DIRECTIONS FOR THIS TASK
The listing must be reproduced in full, exactly as it stands.

DATA EXTRACT
══════════════════════════════
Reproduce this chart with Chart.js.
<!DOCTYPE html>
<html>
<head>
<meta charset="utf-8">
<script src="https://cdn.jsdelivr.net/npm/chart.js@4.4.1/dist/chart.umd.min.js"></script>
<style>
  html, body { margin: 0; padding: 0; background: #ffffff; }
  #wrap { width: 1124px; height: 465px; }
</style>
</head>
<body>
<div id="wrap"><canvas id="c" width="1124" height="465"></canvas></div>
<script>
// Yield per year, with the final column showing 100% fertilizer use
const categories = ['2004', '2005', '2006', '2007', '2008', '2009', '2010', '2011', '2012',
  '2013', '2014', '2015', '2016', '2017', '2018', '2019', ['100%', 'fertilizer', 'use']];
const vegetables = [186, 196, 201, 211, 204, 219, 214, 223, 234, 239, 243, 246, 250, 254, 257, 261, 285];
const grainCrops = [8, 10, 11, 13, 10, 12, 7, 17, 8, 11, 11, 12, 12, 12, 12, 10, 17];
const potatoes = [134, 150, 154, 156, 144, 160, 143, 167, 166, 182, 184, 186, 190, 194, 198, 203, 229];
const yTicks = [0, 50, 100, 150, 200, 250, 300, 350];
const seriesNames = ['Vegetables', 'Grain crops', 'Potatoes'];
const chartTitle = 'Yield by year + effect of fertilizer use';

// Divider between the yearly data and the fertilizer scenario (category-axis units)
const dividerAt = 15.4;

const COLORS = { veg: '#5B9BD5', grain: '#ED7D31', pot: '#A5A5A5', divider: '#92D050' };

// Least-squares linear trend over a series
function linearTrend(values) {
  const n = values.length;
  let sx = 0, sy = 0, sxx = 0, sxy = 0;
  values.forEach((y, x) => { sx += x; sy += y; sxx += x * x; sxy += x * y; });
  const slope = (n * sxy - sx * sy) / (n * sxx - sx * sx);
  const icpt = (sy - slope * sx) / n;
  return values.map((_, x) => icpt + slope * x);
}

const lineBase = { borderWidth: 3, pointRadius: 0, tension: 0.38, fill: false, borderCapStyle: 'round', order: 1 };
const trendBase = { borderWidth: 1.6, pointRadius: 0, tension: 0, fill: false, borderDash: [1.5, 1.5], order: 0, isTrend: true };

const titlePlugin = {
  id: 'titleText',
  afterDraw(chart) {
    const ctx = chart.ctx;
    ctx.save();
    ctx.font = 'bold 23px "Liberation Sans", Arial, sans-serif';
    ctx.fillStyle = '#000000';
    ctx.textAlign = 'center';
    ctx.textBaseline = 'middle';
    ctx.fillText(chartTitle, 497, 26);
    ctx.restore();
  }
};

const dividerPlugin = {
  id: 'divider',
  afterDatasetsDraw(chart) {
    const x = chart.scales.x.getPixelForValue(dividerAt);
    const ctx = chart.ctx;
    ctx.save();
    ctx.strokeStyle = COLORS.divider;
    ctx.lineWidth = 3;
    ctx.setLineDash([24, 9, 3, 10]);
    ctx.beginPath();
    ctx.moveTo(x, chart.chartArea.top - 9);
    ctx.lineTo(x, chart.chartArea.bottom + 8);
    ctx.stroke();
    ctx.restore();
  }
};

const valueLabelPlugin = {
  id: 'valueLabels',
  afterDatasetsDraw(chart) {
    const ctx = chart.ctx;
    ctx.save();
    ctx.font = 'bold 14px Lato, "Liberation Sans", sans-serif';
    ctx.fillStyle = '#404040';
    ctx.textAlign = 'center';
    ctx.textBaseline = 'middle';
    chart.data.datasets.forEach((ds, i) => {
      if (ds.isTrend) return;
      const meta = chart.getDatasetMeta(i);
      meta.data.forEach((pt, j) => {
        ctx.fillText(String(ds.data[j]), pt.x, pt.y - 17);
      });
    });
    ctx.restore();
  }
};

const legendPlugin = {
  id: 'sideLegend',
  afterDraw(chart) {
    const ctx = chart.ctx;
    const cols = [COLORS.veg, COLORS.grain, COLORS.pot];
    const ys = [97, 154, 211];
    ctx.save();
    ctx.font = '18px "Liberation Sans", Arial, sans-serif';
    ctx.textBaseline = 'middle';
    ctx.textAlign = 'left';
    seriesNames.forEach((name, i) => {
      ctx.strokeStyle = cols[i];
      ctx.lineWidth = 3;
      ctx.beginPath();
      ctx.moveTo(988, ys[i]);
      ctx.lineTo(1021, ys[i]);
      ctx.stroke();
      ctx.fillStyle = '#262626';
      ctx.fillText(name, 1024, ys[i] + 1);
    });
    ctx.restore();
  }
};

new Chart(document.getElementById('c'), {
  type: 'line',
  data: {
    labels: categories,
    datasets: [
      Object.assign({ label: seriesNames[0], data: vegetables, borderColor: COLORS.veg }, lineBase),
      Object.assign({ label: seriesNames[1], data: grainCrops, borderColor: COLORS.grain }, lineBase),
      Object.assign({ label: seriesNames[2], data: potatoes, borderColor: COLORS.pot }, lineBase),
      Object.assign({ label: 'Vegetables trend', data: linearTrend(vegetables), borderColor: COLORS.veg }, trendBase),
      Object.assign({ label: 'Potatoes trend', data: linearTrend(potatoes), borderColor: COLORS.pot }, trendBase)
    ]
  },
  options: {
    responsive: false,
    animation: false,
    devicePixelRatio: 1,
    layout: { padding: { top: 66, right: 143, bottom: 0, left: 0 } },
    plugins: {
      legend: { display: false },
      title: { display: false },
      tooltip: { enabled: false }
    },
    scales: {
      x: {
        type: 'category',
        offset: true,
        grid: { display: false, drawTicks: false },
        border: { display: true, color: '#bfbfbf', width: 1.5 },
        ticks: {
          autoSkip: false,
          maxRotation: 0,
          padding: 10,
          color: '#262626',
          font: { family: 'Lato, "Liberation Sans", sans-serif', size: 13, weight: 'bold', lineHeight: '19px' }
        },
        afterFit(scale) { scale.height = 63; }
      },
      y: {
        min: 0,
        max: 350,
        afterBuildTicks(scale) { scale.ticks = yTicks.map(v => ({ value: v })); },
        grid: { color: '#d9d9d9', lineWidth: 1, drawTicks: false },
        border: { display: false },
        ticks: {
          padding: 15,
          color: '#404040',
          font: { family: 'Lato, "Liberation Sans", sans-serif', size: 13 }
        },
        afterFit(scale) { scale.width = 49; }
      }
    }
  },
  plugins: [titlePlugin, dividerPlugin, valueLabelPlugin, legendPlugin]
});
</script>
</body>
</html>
══════════════════════════════
FINAL ANSWER
Reproduce this chart with Chart.js.
<!DOCTYPE html>
<html>
<head>
<meta charset="utf-8">
<script src="https://cdn.jsdelivr.net/npm/chart.js@4.4.1/dist/chart.umd.min.js"></script>
<style>
  html, body { margin: 0; padding: 0; background: #ffffff; }
  #wrap { width: 1124px; height: 465px; }
</style>
</head>
<body>
<div id="wrap"><canvas id="c" width="1124" height="465"></canvas></div>
<script>
// Yield per year, with the final column showing 100% fertilizer use
const categories = ['2004', '2005', '2006', '2007', '2008', '2009', '2010', '2011', '2012',
  '2013', '2014', '2015', '2016', '2017', '2018', '2019', ['100%', 'fertilizer', 'use']];
const vegetables = [186, 196, 201, 211, 204, 219, 214, 223, 234, 239, 243, 246, 250, 254, 257, 261, 285];
const grainCrops = [8, 10, 11, 13, 10, 12, 7, 17, 8, 11, 11, 12, 12, 12, 12, 10, 17];
const potatoes = [134, 150, 154, 156, 144, 160, 143, 167, 166, 182, 184, 186, 190, 194, 198, 203, 229];
const yTicks = [0, 50, 100, 150, 200, 250, 300, 350];
const seriesNames = ['Vegetables', 'Grain crops', 'Potatoes'];
const chartTitle = 'Yield by year + effect of fertilizer use';

// Divider between the yearly data and the fertilizer scenario (category-axis units)
const dividerAt = 15.4;

const COLORS = { veg: '#5B9BD5', grain: '#ED7D31', pot: '#A5A5A5', divider: '#92D050' };

// Least-squares linear trend over a series
function linearTrend(values) {
  const n = values.length;
  let sx = 0, sy = 0, sxx = 0, sxy = 0;
  values.forEach((y, x) => { sx += x; sy += y; sxx += x * x; sxy += x * y; });
  const slope = (n * sxy - sx * sy) / (n * sxx - sx * sx);
  const icpt = (sy - slope * sx) / n;
  return values.map((_, x) => icpt + slope * x);
}

const lineBase = { borderWidth: 3, pointRadius: 0, tension: 0.38, fill: false, borderCapStyle: 'round', order: 1 };
const trendBase = { borderWidth: 1.6, pointRadius: 0, tension: 0, fill: false, borderDash: [1.5, 1.5], order: 0, isTrend: true };

const titlePlugin = {
  id: 'titleText',
  afterDraw(chart) {
    const ctx = chart.ctx;
    ctx.save();
    ctx.font = 'bold 23px "Liberation Sans", Arial, sans-serif';
    ctx.fillStyle = '#000000';
    ctx.textAlign = 'center';
    ctx.textBaseline = 'middle';
    ctx.fillText(chartTitle, 497, 26);
    ctx.restore();
  }
};

const dividerPlugin = {
  id: 'divider',
  afterDatasetsDraw(chart) {
    const x = chart.scales.x.getPixelForValue(dividerAt);
    const ctx = chart.ctx;
    ctx.save();
    ctx.strokeStyle = COLORS.divider;
    ctx.lineWidth = 3;
    ctx.setLineDash([24, 9, 3, 10]);
    ctx.beginPath();
    ctx.moveTo(x, chart.chartArea.top - 9);
    ctx.lineTo(x, chart.chartArea.bottom + 8);
    ctx.stroke();
    ctx.restore();
  }
};

const valueLabelPlugin = {
  id: 'valueLabels',
  afterDatasetsDraw(chart) {
    const ctx = chart.ctx;
    ctx.save();
    ctx.font = 'bold 14px Lato, "Liberation Sans", sans-serif';
    ctx.fillStyle = '#404040';
    ctx.textAlign = 'center';
    ctx.textBaseline = 'middle';
    chart.data.datasets.forEach((ds, i) => {
      if (ds.isTrend) return;
      const meta = chart.getDatasetMeta(i);
      meta.data.forEach((pt, j) => {
        ctx.fillText(String(ds.data[j]), pt.x, pt.y - 17);
      });
    });
    ctx.restore();
  }
};

const legendPlugin = {
  id: 'sideLegend',
  afterDraw(chart) {
    const ctx = chart.ctx;
    const cols = [COLORS.veg, COLORS.grain, COLORS.pot];
    const ys = [97, 154, 211];
    ctx.save();
    ctx.font = '18px "Liberation Sans", Arial, sans-serif';
    ctx.textBaseline = 'middle';
    ctx.textAlign = 'left';
    seriesNames.forEach((name, i) => {
      ctx.strokeStyle = cols[i];
      ctx.lineWidth = 3;
      ctx.beginPath();
      ctx.moveTo(988, ys[i]);
      ctx.lineTo(1021, ys[i]);
      ctx.stroke();
      ctx.fillStyle = '#262626';
      ctx.fillText(name, 1024, ys[i] + 1);
    });
    ctx.restore();
  }
};

new Chart(document.getElementById('c'), {
  type: 'line',
  data: {
    labels: categories,
    datasets: [
      Object.assign({ label: seriesNames[0], data: vegetables, borderColor: COLORS.veg }, lineBase),
      Object.assign({ label: seriesNames[1], data: grainCrops, borderColor: COLORS.grain }, lineBase),
      Object.assign({ label: seriesNames[2], data: potatoes, borderColor: COLORS.pot }, lineBase),
      Object.assign({ label: 'Vegetables trend', data: linearTrend(vegetables), borderColor: COLORS.veg }, trendBase),
      Object.assign({ label: 'Potatoes trend', data: linearTrend(potatoes), borderColor: COLORS.pot }, trendBase)
    ]
  },
  options: {
    responsive: false,
    animation: false,
    devicePixelRatio: 1,
    layout: { padding: { top: 66, right: 143, bottom: 0, left: 0 } },
    plugins: {
      legend: { display: false },
      title: { display: false },
      tooltip: { enabled: false }
    },
    scales: {
      x: {
        type: 'category',
        offset: true,
        grid: { display: false, drawTicks: false },
        border: { display: true, color: '#bfbfbf', width: 1.5 },
        ticks: {
          autoSkip: false,
          maxRotation: 0,
          padding: 10,
          color: '#262626',
          font: { family: 'Lato, "Liberation Sans", sans-serif', size: 13, weight: 'bold', lineHeight: '19px' }
        },
        afterFit(scale) { scale.height = 63; }
      },
      y: {
        min: 0,
        max: 350,
        afterBuildTicks(scale) { scale.ticks = yTicks.map(v => ({ value: v })); },
        grid: { color: '#d9d9d9', lineWidth: 1, drawTicks: false },
        border: { display: false },
        ticks: {
          padding: 15,
          color: '#404040',
          font: { family: 'Lato, "Liberation Sans", sans-serif', size: 13 }
        },
        afterFit(scale) { scale.width = 49; }
      }
    }
  },
  plugins: [titlePlugin, dividerPlugin, valueLabelPlugin, legendPlugin]
});
</script>
</body>
</html>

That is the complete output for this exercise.